Ditto. That’s looks like a pretty relaxed pose, relatively speaking. Cats play hard and a bit of hissing and complaining is reasonably normal. If they start that high caterwauling you hear outside when two cats are truly going at it and fluff up to the size of a beachball, then I’d be concerned. Monitor them, just because the little guy could get in over his head. But no blood, probably no foul.

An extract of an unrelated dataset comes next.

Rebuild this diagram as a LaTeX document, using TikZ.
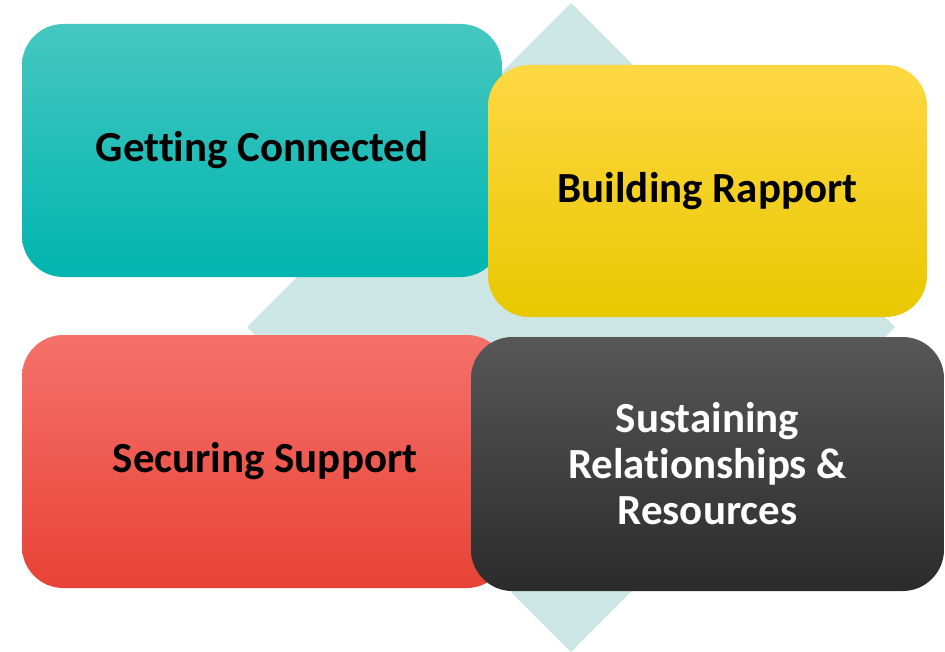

Mine frequently clash, complete with hissing and complaining as Rupert ( the orange & white one ) inevitably gets his ass kicked after starting the whole thing in the first place: http://i236.photobucket.com/albums/ff114/Timur_photo/IMG_1765.jpg

But they settle down eventually: http://i236.photobucket.com/albums/ff114/Timur_photo/IMG_1782.jpg

So, that’s about 10 minutes a day?

[warning: disgustingly cute mental imagery ahead]Neko is the one that allowed my friend (who owns the mother) figure out who the father was. He’s the only one of the lot that looks Siamese. His mom’s a calico. When I first went to my friend’s house to see if there was a male kitten from the litter that I was not allergic to, they had just gotten flea baths; Neko looked almost exactly like Gollum, but exponentially cuter![/dcmi]

When we first got him, he was all white, but over the ensuing weeks, he’s gotten tan stripes on his towel, tan edging around his ears, and tan on the bridge of he adorable little nose.

Oh, yes, and on some level, he’s very self-aware, because he “grooms” other things that are white and fuzzy, like our bath mat and my bathrobe. :cool:

CUTE kitten! That one photo of Neko with his mouth half open practically begs for a LOLCATS caption.

I’ve had two experiences with introducing a male cat into a household with an established female. One has never really resolved to a truce (food bowl detente is about as far as they’ve gotten, and it’s been three years now). The other pair are thick as thieves, and it took about a day and a half for them to adjust to each other.

We’re planning on a couple cats when we settle into the condo. Is it better to get both at once? My thinking is that we can avoid the established cat vs. interloper thing that way.